Despite rapid urbanization of Tagaytay, agriculture remains an important part of the city's economy and development. As of 2009, it is recorded that there is about 1,292 hectares (3,190 acres) of agriculture land which is about 20 percent of the city's total land area. The city was once a cogon land after it was discovered during the Taal eruption. The soil was proven to be with rich volcanic components suitable to farming with main agricultural goods produced are pineapple, coffee, banana, root crops, cacao, camote, cassava other fruits and vegetables, and cut flowers which are supplied to both local and international markets. Garden plant shops thrive the Tagaytay Calamba Road. The city was once an abundant Daisy and gladiola farming haven prior to tourism development and residential boom.
Tagaytay is considered to be the second Summer capital of the Philippines with the first being Baguio due to its cool climate thus is a favored destination from those relatively more humid areas of the Philippines. Tagaytay is also a destination for tourists seeking views of Taal Volcano and the surrounding lake. In 2015, the Department of Tourism cited Tagaytay as the top tourist destination in the Calabarzon region. Among the most visited sites in Tagaytay are the SM Sky Ranch Amusement Park, Ayala Malls Serin, Robinsons Summit Ridge, Picnic Grove Complex, People's Park in the Sky , Halfway Zoo and different choices of restaurants known for serving the famous Bulalo and crispy Tawilis. Fresh beef and vegetables are at Tagaytay Mahogany Market. The fruits stands are across the Tagaytay City Market where the fresh Tilapia from Taal Lake are marketed. Tagaytay's proximity to Metro Manila is attributed to the tourism in the city. Tagaytay receives seasonal influx of tourists during the Christmas season and the Lenten Break, the city is a religious Mecca of the South where the Our Lady of Lourdes and Our Lady of Perpetual Help parishes are located. The Taal Vista Hotel is a symbol of Tagaytay's past.
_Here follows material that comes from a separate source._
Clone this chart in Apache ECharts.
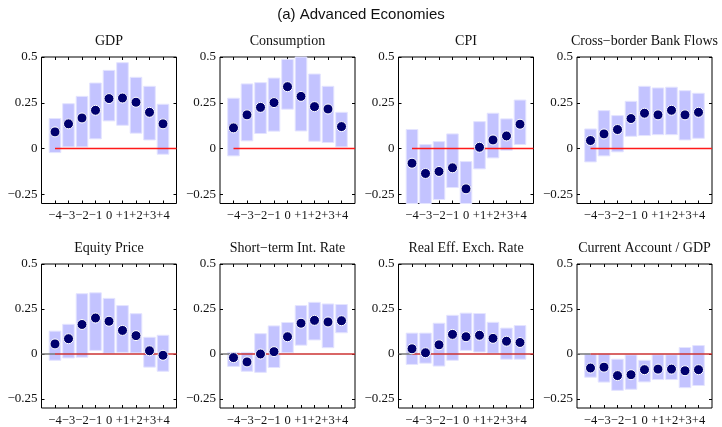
<!DOCTYPE html>
<html>
<head>
<meta charset="utf-8">
<script src="https://cdn.jsdelivr.net/npm/echarts@6/dist/echarts.min.js"></script>
<style>
html,body{margin:0;padding:0;background:#fff;}
#chart{width:722px;height:427px;}
</style>
</head>
<body>
<div id="chart"></div>
<script>
// ---- data ----
const mainTitle = '(a) Advanced Economies';
const lags = [-4, -3, -2, -1, 0, 1, 2, 3, 4];
const lagLabels = ['−4', '−3', '−2', '−1', '0', '+1', '+2', '+3', '+4'];
const yTickValues = [-0.25, 0, 0.25, 0.5];
const yTickLabels = ['−0.25', '0', '0.25', '0.5'];
const panelTitles = ['GDP', 'Consumption', 'CPI', 'Cross−border Bank Flows',
  'Equity Price', 'Short−term Int. Rate', 'Real Eff. Exch. Rate', 'Current Account / GDP'];

const gdpEst = [0.091, 0.135, 0.167, 0.209, 0.273, 0.276, 0.253, 0.198, 0.135];
const gdpLo  = [-0.022, 0.009, 0.009, 0.053, 0.151, 0.127, 0.084, 0.047, -0.031];
const gdpHi  = [0.164, 0.245, 0.285, 0.358, 0.427, 0.469, 0.389, 0.340, 0.242];

const conEst = [0.113, 0.184, 0.225, 0.251, 0.338, 0.285, 0.229, 0.216, 0.120];
const conLo  = [-0.040, 0.042, 0.082, 0.095, 0.215, 0.096, 0.040, 0.033, 0.009];
const conHi  = [0.275, 0.353, 0.360, 0.385, 0.487, 0.520, 0.407, 0.340, 0.198];

const cpiEst = [-0.080, -0.136, -0.125, -0.105, -0.220, 0.007, 0.047, 0.069, 0.133];
const cpiLo  = [-0.330, -0.330, -0.278, -0.213, -0.340, -0.111, -0.051, -0.009, 0.022];
const cpiHi  = [0.104, 0.022, 0.038, 0.080, -0.071, 0.147, 0.193, 0.162, 0.265];

const cbfEst = [0.044, 0.080, 0.104, 0.164, 0.193, 0.184, 0.209, 0.184, 0.198];
const cbfLo  = [-0.073, -0.040, -0.018, 0.067, 0.071, 0.076, 0.076, 0.047, 0.056];
const cbfHi  = [0.107, 0.207, 0.180, 0.258, 0.340, 0.331, 0.335, 0.316, 0.302];

const eqEst = [0.056, 0.085, 0.164, 0.200, 0.182, 0.131, 0.102, 0.018, -0.007];
const eqLo  = [-0.035, -0.022, -0.018, 0.020, 0.004, 0.009, 0.006, -0.073, -0.096];
const eqHi  = [0.127, 0.165, 0.335, 0.340, 0.309, 0.269, 0.224, 0.093, 0.104];

const strEst = [-0.020, -0.044, 0.000, 0.013, 0.096, 0.171, 0.187, 0.178, 0.185];
const strLo  = [-0.069, -0.096, -0.102, -0.075, 0.007, 0.049, 0.078, 0.035, 0.118];
const strHi  = [0.009, 0.009, 0.113, 0.156, 0.175, 0.269, 0.287, 0.278, 0.275];

const reerEst = [0.029, 0.007, 0.051, 0.109, 0.096, 0.104, 0.087, 0.071, 0.064];
const reerLo  = [-0.058, -0.051, -0.067, -0.035, 0.020, 0.011, 0.004, -0.029, -0.029];
const reerHi  = [0.116, 0.116, 0.171, 0.215, 0.227, 0.225, 0.176, 0.144, 0.158];

const caEst = [-0.078, -0.073, -0.120, -0.115, -0.087, -0.084, -0.084, -0.093, -0.087];
const caLo  = [-0.129, -0.156, -0.202, -0.196, -0.155, -0.142, -0.142, -0.187, -0.175];
const caHi  = [0.000, 0.000, -0.029, -0.005, -0.035, -0.004, -0.004, 0.036, 0.047];

const panels = [
  [gdpEst, gdpLo, gdpHi], [conEst, conLo, conHi], [cpiEst, cpiLo, cpiHi], [cbfEst, cbfLo, cbfHi],
  [eqEst, eqLo, eqHi], [strEst, strLo, strHi], [reerEst, reerLo, reerHi], [caEst, caLo, caHi]
];

// ---- layout / style ----
const lefts = [41.5, 220, 398.5, 577];
const gridW = 135;
const tops = [57, 264];
const gridH = 146.5;
const serif = '"Liberation Serif", "DejaVu Serif", serif';
const barColor = '#c3c3ff';
const dotColor = '#00006e';

const grids = [], xAxes = [], yAxes = [], series = [], graphics = [];
graphics.push({type:'text', x:361, y:15, style:{text:mainTitle, font:'15px "Liberation Sans", Arial, sans-serif', fill:'#111', align:'center', verticalAlign:'middle'}});

const tickStyle = {color:'#000', width:1};
panels.forEach((p, i) => {
  const row = Math.floor(i / 4), col = i % 4;
  const left = lefts[col], top = tops[row];
  grids.push({left: left, top: top, width: gridW, height: gridH, show: true, borderColor: '#000', borderWidth: 1, backgroundColor: 'transparent'});
  graphics.push({type:'text', x: left + gridW/2, y: top - 16, style:{text: panelTitles[i], font:'14px ' + serif, fill:'#111', align:'center', verticalAlign:'middle'}});
  // bottom x axis: ticks + labels (labels drawn through a lag-specific category-free formatter)
  xAxes.push({type:'value', gridIndex:i, min:-5, max:5, position:'bottom',
    axisLine:{show:false, onZero:false}, splitLine:{show:false},
    axisTick:{show:true, inside:true, length:3, customValues: lags, lineStyle: tickStyle},
    axisLabel:{show:true, customValues: lags, margin:6, fontSize:12.5, fontFamily: serif, color:'#111',
      showMinLabel:true, showMaxLabel:true, hideOverlap:false,
      formatter: v => { const k = lags.indexOf(Math.round(v)); return k >= 0 ? lagLabels[k] : ''; }}
  });
  xAxes.push({type:'value', gridIndex:i, min:-5, max:5, position:'top',
    axisLine:{show:false, onZero:false}, splitLine:{show:false}, axisLabel:{show:false},
    axisTick:{show:true, inside:true, length:3, customValues: lags, lineStyle: tickStyle}
  });
  yAxes.push({type:'value', gridIndex:i, min:-0.3, max:0.5, position:'left',
    axisLine:{show:false, onZero:false}, splitLine:{show:false},
    axisTick:{show:true, inside:true, length:3, customValues: yTickValues, lineStyle: tickStyle},
    axisLabel:{show:true, customValues: yTickValues, margin:4, fontSize:13, fontFamily: serif, color:'#111',
      showMinLabel:true, showMaxLabel:true,
      formatter: v => { const k = yTickValues.findIndex(t => Math.abs(t - v) < 1e-6); return k >= 0 ? yTickLabels[k] : ''; }}
  });
  yAxes.push({type:'value', gridIndex:i, min:-0.3, max:0.5, position:'right',
    axisLine:{show:false, onZero:false}, splitLine:{show:false}, axisLabel:{show:false},
    axisTick:{show:true, inside:true, length:3, customValues: yTickValues, lineStyle: tickStyle}
  });
  const xi = i * 2, yi = i * 2;
  const [est, lo, hi] = p;
  series.push({type:'custom', xAxisIndex: xi, yAxisIndex: yi, z: 1,
    data: lags.map((x, k) => [x, lo[k], hi[k]]),
    renderItem: (params, api) => {
      const x = api.value(0), l = api.value(1), h = api.value(2);
      const p1 = api.coord([x - 0.43, h]);
      const p2 = api.coord([x + 0.43, l]);
      const rect = echarts.graphic.clipRectByRect(
        {x: p1[0], y: p1[1], width: p2[0] - p1[0], height: p2[1] - p1[1]},
        {x: params.coordSys.x, y: params.coordSys.y, width: params.coordSys.width, height: params.coordSys.height});
      return rect && {type:'rect', shape: rect, style:{fill: barColor, stroke:'#e4e4ff', lineWidth:1}};
    },
    silent: true, animation: false
  });
  if (row === 1) {
    series.push({type:'line', xAxisIndex: xi, yAxisIndex: yi, z: 2, data: [[-5, 0], [-4, 0]], symbol:'none',
      lineStyle:{color:'#777', width:1.5}, silent:true, animation:false});
  }
  series.push({type:'line', xAxisIndex: xi, yAxisIndex: yi, z: 2, data: [[-4, 0], [5, 0]], symbol:'none',
    lineStyle:{color: row === 1 ? '#cc3333' : '#ff1a1a', width:1.5}, silent:true, animation:false});
  series.push({type:'scatter', xAxisIndex: xi, yAxisIndex: yi, z: 3,
    data: lags.map((x, k) => [x, est[k]]), symbol:'circle', symbolSize: 10,
    itemStyle:{color: dotColor, borderColor:'#fff', borderWidth:1, opacity:1}, silent:true, animation:false});
});

const chart = echarts.init(document.getElementById('chart'), null, {renderer:'canvas'});
chart.setOption({
  animation: false,
  backgroundColor: '#fff',
  grid: grids, xAxis: xAxes, yAxis: yAxes, series: series, graphic: graphics
});
</script>
</body>
</html>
Tagaytay is linked by national highways to the Metro Manila area and to the provinces of Batangas and Laguna. Secondary roads link the city with the adjoining municipalities of Amadeo, Mendez, Indang, Silang and Alfonso in Cavite towards the northwest, and to the cities of Calamba and Santa Rosa in Laguna in the northeast and to the town of Talisay in Batangas in the south.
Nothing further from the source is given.